Material

********************

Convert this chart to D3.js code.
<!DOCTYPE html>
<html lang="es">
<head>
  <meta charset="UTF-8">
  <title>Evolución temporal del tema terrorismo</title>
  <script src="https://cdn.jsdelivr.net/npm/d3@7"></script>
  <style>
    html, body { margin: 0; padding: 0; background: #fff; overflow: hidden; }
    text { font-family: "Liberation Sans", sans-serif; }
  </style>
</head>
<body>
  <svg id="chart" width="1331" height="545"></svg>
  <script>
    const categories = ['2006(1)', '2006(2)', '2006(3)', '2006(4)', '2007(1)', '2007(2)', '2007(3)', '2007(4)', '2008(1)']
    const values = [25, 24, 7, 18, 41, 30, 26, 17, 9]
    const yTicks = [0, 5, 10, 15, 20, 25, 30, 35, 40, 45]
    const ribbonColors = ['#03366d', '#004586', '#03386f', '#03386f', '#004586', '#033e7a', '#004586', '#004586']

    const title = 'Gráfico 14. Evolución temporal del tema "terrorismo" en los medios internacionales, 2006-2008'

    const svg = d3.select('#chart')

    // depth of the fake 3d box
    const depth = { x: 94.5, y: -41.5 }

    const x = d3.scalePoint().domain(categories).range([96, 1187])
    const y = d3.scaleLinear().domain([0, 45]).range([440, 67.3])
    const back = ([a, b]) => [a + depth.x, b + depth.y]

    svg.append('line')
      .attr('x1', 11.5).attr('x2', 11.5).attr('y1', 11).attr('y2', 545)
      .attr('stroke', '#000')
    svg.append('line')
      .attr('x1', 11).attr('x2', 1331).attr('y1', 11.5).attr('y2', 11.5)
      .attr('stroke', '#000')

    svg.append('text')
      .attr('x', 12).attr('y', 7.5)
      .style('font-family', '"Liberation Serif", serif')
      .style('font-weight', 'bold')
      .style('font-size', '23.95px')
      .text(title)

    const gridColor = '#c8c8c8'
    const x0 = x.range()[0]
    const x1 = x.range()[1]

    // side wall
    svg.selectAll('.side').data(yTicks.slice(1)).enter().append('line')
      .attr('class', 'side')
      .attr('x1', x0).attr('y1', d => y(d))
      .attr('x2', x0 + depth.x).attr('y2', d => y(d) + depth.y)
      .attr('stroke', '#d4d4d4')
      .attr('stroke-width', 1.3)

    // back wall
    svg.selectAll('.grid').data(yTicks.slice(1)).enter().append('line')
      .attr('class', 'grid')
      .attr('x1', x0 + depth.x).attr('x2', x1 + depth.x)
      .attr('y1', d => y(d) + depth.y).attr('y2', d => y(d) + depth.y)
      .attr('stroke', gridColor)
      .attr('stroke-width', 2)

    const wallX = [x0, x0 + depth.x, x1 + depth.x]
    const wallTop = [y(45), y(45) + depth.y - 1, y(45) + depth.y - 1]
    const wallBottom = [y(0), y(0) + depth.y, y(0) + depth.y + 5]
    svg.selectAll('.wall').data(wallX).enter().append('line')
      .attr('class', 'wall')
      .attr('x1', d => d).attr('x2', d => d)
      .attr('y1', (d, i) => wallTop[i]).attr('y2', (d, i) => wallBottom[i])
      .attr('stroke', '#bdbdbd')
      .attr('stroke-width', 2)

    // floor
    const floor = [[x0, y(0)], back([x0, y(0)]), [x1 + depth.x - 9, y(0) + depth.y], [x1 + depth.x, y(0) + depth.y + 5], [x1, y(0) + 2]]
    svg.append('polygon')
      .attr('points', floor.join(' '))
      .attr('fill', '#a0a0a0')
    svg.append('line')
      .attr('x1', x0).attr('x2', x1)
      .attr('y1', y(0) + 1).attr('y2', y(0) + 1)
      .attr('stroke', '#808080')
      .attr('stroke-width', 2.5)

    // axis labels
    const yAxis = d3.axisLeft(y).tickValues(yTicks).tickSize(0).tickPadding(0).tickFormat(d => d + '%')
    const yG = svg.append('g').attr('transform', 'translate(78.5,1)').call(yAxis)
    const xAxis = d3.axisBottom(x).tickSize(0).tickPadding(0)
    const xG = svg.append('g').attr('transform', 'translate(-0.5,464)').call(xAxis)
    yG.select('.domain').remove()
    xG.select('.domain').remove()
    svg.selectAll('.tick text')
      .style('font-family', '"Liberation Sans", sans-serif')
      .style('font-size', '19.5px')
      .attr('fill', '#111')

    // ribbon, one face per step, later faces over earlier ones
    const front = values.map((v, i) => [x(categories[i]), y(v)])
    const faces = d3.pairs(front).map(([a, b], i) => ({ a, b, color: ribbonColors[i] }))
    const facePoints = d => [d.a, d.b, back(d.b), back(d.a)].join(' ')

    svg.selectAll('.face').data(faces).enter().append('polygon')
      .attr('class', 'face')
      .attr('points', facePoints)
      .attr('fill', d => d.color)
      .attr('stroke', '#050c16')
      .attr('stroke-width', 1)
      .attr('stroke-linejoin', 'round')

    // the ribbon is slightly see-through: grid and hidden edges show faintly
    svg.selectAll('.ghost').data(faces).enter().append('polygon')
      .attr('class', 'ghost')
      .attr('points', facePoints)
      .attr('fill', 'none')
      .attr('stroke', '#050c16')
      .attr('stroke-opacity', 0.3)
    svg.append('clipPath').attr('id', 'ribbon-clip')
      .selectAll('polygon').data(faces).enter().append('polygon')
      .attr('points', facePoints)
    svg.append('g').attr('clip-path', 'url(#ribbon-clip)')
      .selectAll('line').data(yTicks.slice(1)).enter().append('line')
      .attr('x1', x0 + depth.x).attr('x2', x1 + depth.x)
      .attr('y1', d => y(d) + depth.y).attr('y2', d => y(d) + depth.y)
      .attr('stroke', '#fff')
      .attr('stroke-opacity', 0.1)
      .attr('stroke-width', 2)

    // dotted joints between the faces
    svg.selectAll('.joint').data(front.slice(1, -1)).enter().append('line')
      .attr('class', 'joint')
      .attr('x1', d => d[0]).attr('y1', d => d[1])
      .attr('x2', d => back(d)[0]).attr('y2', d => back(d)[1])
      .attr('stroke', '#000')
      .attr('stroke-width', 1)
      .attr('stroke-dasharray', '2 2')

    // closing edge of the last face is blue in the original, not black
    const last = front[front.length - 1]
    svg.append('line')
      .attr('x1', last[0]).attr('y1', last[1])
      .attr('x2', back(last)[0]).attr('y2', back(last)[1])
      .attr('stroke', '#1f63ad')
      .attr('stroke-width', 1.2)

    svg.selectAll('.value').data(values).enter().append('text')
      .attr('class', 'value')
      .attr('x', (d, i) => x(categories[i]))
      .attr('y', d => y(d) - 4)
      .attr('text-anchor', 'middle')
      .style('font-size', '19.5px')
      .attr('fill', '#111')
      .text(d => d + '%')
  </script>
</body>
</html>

********************

Scan the material above. Copy each line where "chart" occurs.

Convert this chart to D3.js code.
  <svg id="chart" width="1331" height="545"></svg>
    const svg = d3.select('#chart')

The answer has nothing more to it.